Stanhope Gold Medal 1875.

On the 26th of November, 1874, at 9.15 a.m., a cry of man overboard was heard, the ship was hove-to with mainyard aback, & etc., a lifeboat was sent away in a very rough sea.

The lifeboat was pulled in the direction where it was thought the man would be. When the boat got near to pick him up, he cried out that there was a man’s cap to leeward and that we must endeavour to pick him up first.

We pulled past Mr. Rogers, Sub-Lieut of H.M.S. Raleigh, with great reluctance, as it was thought that in such a rough sea he would be in great danger. The man who had fallen overboard was not seen, although his cap was, as Mr. Rogers stated, to leeward; but after some hard pulling, and a quarter of an hour had elapsed, we pulled back to Mr. Rogers, who had been swimming bravely and waiting his time.

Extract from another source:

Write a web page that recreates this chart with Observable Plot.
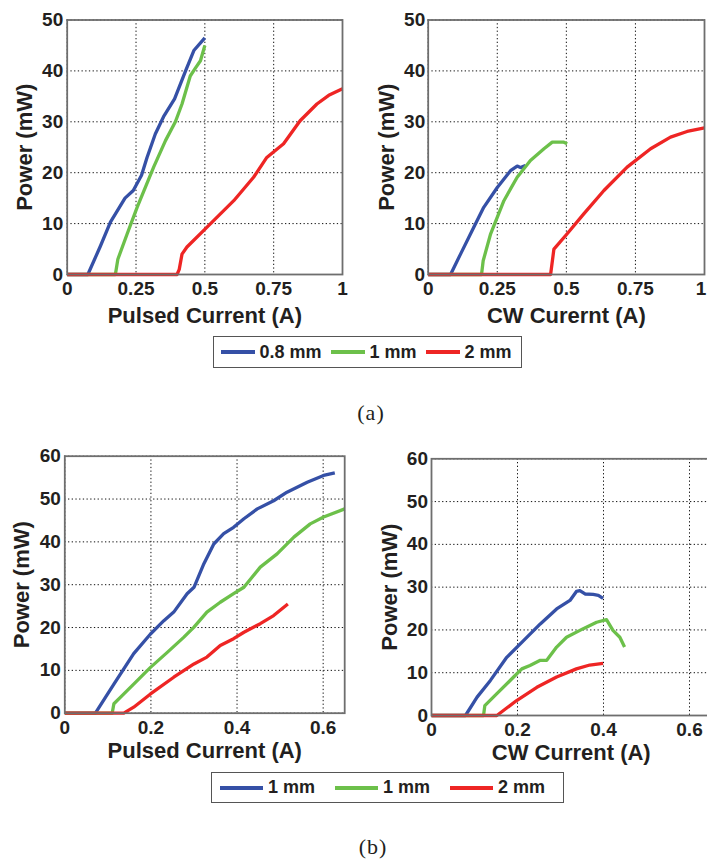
<!DOCTYPE html>
<html>
<head>
<meta charset="utf-8">
<script src="https://cdn.jsdelivr.net/npm/d3@7"></script>
<script src="https://cdn.jsdelivr.net/npm/@observablehq/plot@0.6"></script>
<style>
  html, body { margin: 0; padding: 0; background: #fff; overflow: hidden; }
  #page { position: relative; width: 707px; height: 859px; overflow: hidden; background: #fff;
          font-family: "Liberation Sans", Arial, sans-serif; color: #231f20; }
  .panel { position: absolute; }
  .legend { position: absolute; box-sizing: border-box; border: 1.6px solid #555; background: #fff;
            display: flex; align-items: center; font-weight: bold; font-size: 18px; }
  .legend .sw { display: inline-block; height: 4px; }
  .caption { position: absolute; font-family: "Liberation Serif", "Times New Roman", serif; font-size: 22px;
             transform: translate(-50%, -50%); color: #231f20; letter-spacing: 1px; }
</style>
</head>
<body>
<div id="page"></div>
<script>
// ---------- data ----------
const seriesNamesA = ["0.8 mm", "1 mm", "2 mm"];
const seriesNamesB = ["1 mm", "1 mm", "2 mm"];

const xTicksA = [0, 0.25, 0.5, 0.75, 1];
const xTickLabelsA = ["0", "0.25", "0.5", "0.75", "1"];
const yTicksA = [0, 10, 20, 30, 40, 50];
const xTicksB = [0, 0.2, 0.4, 0.6];
const xTickLabelsB = ["0", "0.2", "0.4", "0.6"];
const yTicksB = [0, 10, 20, 30, 40, 50, 60];

// (a) pulsed: [current A, power mW]
const aPulsed08 = [[0,0],[0.075,0],[0.12,5.5],[0.157,10.3],[0.21,15],[0.24,16.5],[0.27,19.5],[0.29,23],[0.32,27.6],[0.35,31],[0.39,34.5],[0.43,40],[0.46,44],[0.5,46.5]];
const aPulsed1 = [[0,0],[0.175,0],[0.184,3],[0.218,8],[0.254,13.2],[0.314,21.1],[0.357,26.3],[0.393,30],[0.417,33.5],[0.447,39],[0.465,40.5],[0.484,42],[0.5,45]];
const aPulsed2 = [[0,0],[0.399,0],[0.407,1],[0.417,4],[0.435,5.4],[0.508,9.3],[0.605,14.5],[0.677,19.1],[0.725,23],[0.786,25.7],[0.846,30.2],[0.907,33.5],[0.95,35.2],[1.0,36.5]];
// (a) CW
const aCw08 = [[0,0],[0.081,0],[0.117,4],[0.165,9.3],[0.201,13.2],[0.25,17.1],[0.298,20.4],[0.322,21.3],[0.334,21.0],[0.352,21.4]];
const aCw1 = [[0,0],[0.193,0],[0.199,2.7],[0.226,8],[0.274,14.5],[0.322,19.1],[0.37,22.4],[0.419,24.7],[0.449,26],[0.467,26],[0.491,26],[0.503,25.7]];
const aCw2 = [[0,0],[0.443,0],[0.455,5],[0.503,8],[0.563,11.9],[0.636,16.5],[0.72,21.1],[0.805,24.7],[0.877,27],[0.937,28.1],[1.0,28.8]];
// (b) pulsed
const bPulsed1a = [[0,0],[0.071,0],[0.114,6.8],[0.16,13.9],[0.199,18.5],[0.23,21.6],[0.253,23.6],[0.284,27.9],[0.3,29.4],[0.323,34.9],[0.346,39.5],[0.369,41.9],[0.392,43.4],[0.416,45.4],[0.447,47.7],[0.485,49.6],[0.516,51.6],[0.563,53.9],[0.601,55.5],[0.627,56.1]];
const bPulsed1b = [[0,0],[0.11,0],[0.114,2.2],[0.129,3.7],[0.16,6.8],[0.199,10.7],[0.238,14.2],[0.276,17.7],[0.3,20.1],[0.33,23.6],[0.361,25.9],[0.392,27.9],[0.416,29.4],[0.454,34.1],[0.493,37.2],[0.532,41.1],[0.57,44.2],[0.601,45.8],[0.65,47.7]];
const bPulsed2 = [[0,0],[0.137,0],[0.16,1.4],[0.199,4.5],[0.253,8.4],[0.3,11.5],[0.33,13.1],[0.361,15.8],[0.392,17.4],[0.416,18.9],[0.454,20.9],[0.485,22.8],[0.518,25.5]];
// (b) CW
const bCw1a = [[0,0],[0.079,0],[0.106,4.3],[0.137,8.2],[0.175,13.6],[0.214,17.5],[0.253,21.4],[0.291,24.9],[0.322,26.9],[0.337,29.0],[0.345,29.2],[0.357,28.4],[0.376,28.3],[0.388,28.1],[0.399,27.4]];
const bCw1b = [[0,0],[0.121,0],[0.124,2.3],[0.152,5.1],[0.191,9.0],[0.21,10.9],[0.229,11.7],[0.253,12.9],[0.268,12.9],[0.291,16.0],[0.314,18.3],[0.353,20.3],[0.384,21.8],[0.407,22.4],[0.422,19.9],[0.438,18.3],[0.449,16.0]];
const bCw2 = [[0,0],[0.152,0],[0.198,3.5],[0.245,6.6],[0.291,9.0],[0.337,10.9],[0.368,11.8],[0.399,12.2]];

// ---------- style ----------
const COLORS = ["#3550a6", "#6cc04a", "#ee2524"];
const FONT = "'Liberation Sans', Arial, sans-serif";

const page = document.getElementById("page");

function panel(o) {
  const xLabelMap = new Map(o.xTicks.map((t, i) => [t, o.xTickLabels[i]]));
  const axisOpts = {tickSize: 0, tickPadding: 7, fontSize: 19, fontWeight: "bold", label: null, tickFormat: d => xLabelMap.get(d)};
  const xAxes = o.lastDx
    ? [Plot.axisX(o.xTicks.slice(0, -1), axisOpts),
       Plot.axisX(o.xTicks.slice(-1), {...axisOpts, dx: o.lastDx})]
    : [Plot.axisX(o.xTicks, axisOpts)];
  const marks = [
    Plot.gridX(o.xTicks, {stroke: "#111", strokeOpacity: 1, strokeWidth: 1, strokeDasharray: "1.3,2.4"}),
    Plot.gridY(o.yTicks, {stroke: "#111", strokeOpacity: 1, strokeWidth: 1, strokeDasharray: "1.3,2.4"}),
    ...o.series.map((s, i) => Plot.line(s, {x: d => d[0], y: d => d[1], stroke: COLORS[i], strokeWidth: 3.3, strokeLinejoin: "round", strokeLinecap: "butt"})),
    Plot.frame({stroke: "#6e6e6e", strokeWidth: 1.8}),
    ...xAxes,
    Plot.axisY(o.yTicks, {tickSize: 0, tickPadding: o.yPad, fontSize: 19, fontWeight: "bold", label: null, tickFormat: d => String(d)}),
    Plot.text([o.xLabel], {text: d => d, frameAnchor: "bottom", dy: o.xLabelDy, fontSize: 22, fontWeight: "bold", textAnchor: "middle", lineAnchor: "middle"}),
    Plot.text([o.yLabel], {text: d => d, frameAnchor: "left", dx: -o.yLabelDx, rotate: -90, fontSize: 22, fontWeight: "bold", textAnchor: "middle", lineAnchor: "middle"})
  ];
  const svg = Plot.plot({
    width: o.width, height: o.height,
    marginLeft: o.ml, marginRight: o.mr, marginTop: o.mt, marginBottom: o.mb,
    x: {domain: o.xDomain},
    y: {domain: o.yDomain},
    style: {fontFamily: FONT, color: "#231f20", background: "transparent", overflow: "visible"},
    marks
  });
  svg.classList.add("panel");
  svg.style.left = o.left + "px";
  svg.style.top = o.top + "px";
  page.appendChild(svg);
}

panel({left: 0, top: 0, width: 350, height: 330, ml: 66.7, mr: 8, mt: 19.5, mb: 56,
  xDomain: [0, 1], yDomain: [0, 50], xTicks: xTicksA, xTickLabels: xTickLabelsA, yTicks: yTicksA,
  series: [aPulsed08, aPulsed1, aPulsed2], xLabel: "Pulsed Current (A)", yLabel: "Power (mW)",
  xLabelDy: 41, yLabelDx: 42, yPad: 4});
panel({left: 350, top: 0, width: 357, height: 330, ml: 77.7, mr: 3, mt: 19.5, mb: 56,
  xDomain: [0, 1], yDomain: [0, 50], xTicks: xTicksA, xTickLabels: xTickLabelsA, yTicks: yTicksA,
  series: [aCw08, aCw1, aCw2], xLabel: "CW Curernt (A)", yLabel: "Power (mW)",
  xLabelDy: 41, yLabelDx: 41, yPad: 3, lastDx: -3.5});
panel({left: 0, top: 430, width: 350, height: 340, ml: 64.3, mr: 5.8, mt: 25.7, mb: 57.3,
  xDomain: [0, 0.65], yDomain: [0, 60], xTicks: xTicksB, xTickLabels: xTickLabelsB, yTicks: yTicksB,
  series: [bPulsed1a, bPulsed1b, bPulsed2], xLabel: "Pulsed Current (A)", yLabel: "Power (mW)",
  xLabelDy: 38, yLabelDx: 42.6, yPad: 4});
panel({left: 350, top: 430, width: 362, height: 340, ml: 81, mr: 1.5, mt: 28.3, mb: 55,
  xDomain: [0, 0.65], yDomain: [0, 60], xTicks: xTicksB, xTickLabels: xTickLabelsB, yTicks: yTicksB,
  series: [bCw1a, bCw1b, bCw2], xLabel: "CW Current (A)", yLabel: "Power (mW)",
  xLabelDy: 37, yLabelDx: 41.7, yPad: 3.5});

function legend(names, o) {
  const box = document.createElement("div");
  box.className = "legend";
  Object.assign(box.style, {left: o.left + "px", top: o.top + "px", width: o.width + "px", height: o.height + "px", paddingLeft: o.padLeft + "px"});
  names.forEach((n, i) => {
    const sw = document.createElement("span");
    sw.className = "sw";
    sw.style.width = o.swatch + "px";
    sw.style.background = COLORS[i];
    sw.style.marginRight = o.swGap + "px";
    const t = document.createElement("span");
    t.textContent = n;
    if (i < names.length - 1) t.style.marginRight = o.itemGap + "px";
    box.appendChild(sw);
    box.appendChild(t);
  });
  page.appendChild(box);
}
legend(seriesNamesA, {left: 213, top: 336, width: 309, height: 32, padLeft: 6.5, swatch: 34, swGap: 5, itemGap: 9});
legend(seriesNamesB, {left: 211, top: 772, width: 353, height: 31, padLeft: 8, swatch: 43, swGap: 5, itemGap: 20});

function caption(text, x, y) {
  const c = document.createElement("div");
  c.className = "caption";
  c.textContent = text;
  c.style.left = x + "px";
  c.style.top = y + "px";
  page.appendChild(c);
}
caption("(a)", 371, 413);
caption("(b)", 373, 847);
</script>
</body>
</html>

After a tedious pull of nearly three quarters of an hour Mr. Rogers was put on board the Raleigh, considerably fatigued after his gallant attempt to save life. It appeared afterwards that a blue-jacket had fallen off the cross-jack or mizzen-topsail-yard arm of the Raleigh, who was just on the lee bow, and that Sub-Lieut Rogers had gallantly jumped after him.

The man was supposed to have struck an upper half-port in his fall, and had not this occurred the chances are that Mr. Rogers gallant efforts would have been successful.